• Problem requirements
Look through the lines below and extract any with the word "uses".

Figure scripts
---

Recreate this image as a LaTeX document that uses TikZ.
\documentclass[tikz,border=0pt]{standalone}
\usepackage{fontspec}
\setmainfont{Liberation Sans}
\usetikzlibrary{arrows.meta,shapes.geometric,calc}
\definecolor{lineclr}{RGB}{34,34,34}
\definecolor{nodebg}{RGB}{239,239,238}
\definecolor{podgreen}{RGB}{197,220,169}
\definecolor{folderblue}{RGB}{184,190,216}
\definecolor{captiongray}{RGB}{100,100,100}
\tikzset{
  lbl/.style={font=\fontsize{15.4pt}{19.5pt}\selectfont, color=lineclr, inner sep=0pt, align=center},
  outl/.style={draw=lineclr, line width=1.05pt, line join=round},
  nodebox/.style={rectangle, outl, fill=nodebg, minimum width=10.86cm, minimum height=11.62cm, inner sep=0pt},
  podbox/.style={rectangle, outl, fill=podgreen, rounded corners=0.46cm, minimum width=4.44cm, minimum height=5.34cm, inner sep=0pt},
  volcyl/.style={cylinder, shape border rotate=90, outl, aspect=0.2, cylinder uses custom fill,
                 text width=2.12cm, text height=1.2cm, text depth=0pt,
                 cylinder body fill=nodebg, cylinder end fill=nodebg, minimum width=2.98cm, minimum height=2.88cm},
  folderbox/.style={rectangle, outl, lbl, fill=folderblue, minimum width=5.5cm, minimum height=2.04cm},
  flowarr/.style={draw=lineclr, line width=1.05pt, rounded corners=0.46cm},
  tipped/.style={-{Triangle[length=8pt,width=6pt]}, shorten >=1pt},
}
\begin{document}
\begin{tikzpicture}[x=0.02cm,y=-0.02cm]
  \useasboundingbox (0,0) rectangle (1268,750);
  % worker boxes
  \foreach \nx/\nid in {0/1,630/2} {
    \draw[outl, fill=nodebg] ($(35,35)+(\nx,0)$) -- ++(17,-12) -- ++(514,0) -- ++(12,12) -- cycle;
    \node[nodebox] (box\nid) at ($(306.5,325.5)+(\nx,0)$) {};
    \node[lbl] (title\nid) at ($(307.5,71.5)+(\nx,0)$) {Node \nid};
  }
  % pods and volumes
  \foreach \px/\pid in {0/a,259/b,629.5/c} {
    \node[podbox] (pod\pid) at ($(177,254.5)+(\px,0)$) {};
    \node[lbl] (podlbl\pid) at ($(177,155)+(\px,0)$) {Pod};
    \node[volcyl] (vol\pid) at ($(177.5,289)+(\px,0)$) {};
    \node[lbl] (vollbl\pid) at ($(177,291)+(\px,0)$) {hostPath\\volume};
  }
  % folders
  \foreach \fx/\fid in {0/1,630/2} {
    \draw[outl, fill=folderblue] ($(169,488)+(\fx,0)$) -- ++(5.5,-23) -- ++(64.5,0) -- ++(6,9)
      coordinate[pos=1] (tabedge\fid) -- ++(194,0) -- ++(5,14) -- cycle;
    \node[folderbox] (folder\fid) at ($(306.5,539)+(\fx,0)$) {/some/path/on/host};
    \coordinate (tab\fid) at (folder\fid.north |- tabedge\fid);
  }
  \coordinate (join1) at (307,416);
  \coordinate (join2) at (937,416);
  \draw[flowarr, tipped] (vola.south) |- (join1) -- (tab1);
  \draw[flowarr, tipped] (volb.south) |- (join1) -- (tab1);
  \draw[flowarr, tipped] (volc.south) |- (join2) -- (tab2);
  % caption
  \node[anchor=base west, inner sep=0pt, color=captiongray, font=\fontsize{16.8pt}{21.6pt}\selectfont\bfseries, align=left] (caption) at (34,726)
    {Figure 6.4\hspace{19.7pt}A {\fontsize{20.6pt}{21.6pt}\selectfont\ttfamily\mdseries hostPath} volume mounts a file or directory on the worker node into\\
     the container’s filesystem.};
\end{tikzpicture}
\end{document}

---

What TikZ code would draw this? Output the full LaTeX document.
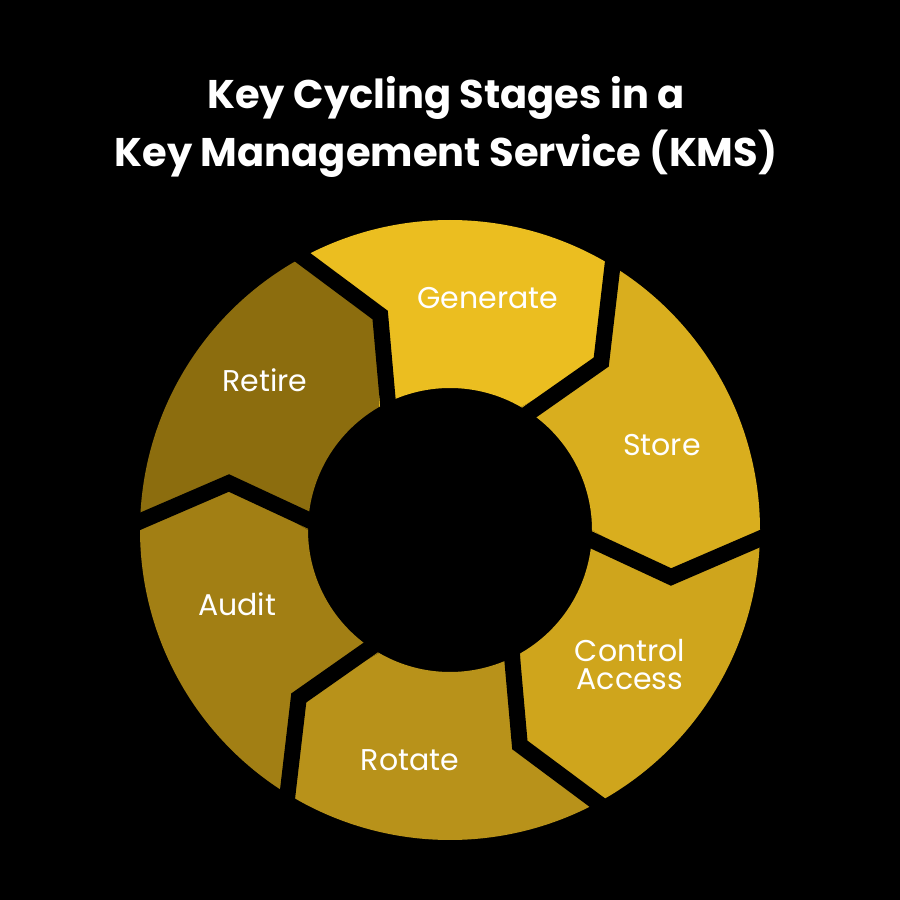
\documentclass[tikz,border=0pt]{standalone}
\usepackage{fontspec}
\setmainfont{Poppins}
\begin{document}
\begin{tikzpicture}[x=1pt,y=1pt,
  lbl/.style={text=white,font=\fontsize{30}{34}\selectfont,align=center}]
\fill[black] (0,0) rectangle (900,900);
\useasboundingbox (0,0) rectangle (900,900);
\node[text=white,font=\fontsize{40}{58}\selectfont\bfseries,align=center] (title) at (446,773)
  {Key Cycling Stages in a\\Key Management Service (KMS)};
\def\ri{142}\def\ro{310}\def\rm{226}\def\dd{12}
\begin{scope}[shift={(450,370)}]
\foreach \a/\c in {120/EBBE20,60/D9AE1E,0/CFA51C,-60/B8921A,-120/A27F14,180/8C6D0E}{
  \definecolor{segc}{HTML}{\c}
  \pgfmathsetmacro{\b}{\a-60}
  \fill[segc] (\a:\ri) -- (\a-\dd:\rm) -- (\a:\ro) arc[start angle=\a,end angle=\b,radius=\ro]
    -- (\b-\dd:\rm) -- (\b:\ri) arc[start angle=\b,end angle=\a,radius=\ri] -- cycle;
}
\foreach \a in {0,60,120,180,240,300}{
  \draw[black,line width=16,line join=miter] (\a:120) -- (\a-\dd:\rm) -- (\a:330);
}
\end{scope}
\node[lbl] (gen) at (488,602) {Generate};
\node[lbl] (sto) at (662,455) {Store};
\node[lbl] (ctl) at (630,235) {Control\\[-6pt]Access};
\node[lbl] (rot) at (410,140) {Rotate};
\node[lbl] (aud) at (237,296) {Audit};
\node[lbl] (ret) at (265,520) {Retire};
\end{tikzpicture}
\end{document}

---

• Exercise answer
Recreate this image as a LaTeX document that uses TikZ.
  volcyl/.style={cylinder, shape border rotate=90, outl, aspect=0.2, cylinder uses custom fill,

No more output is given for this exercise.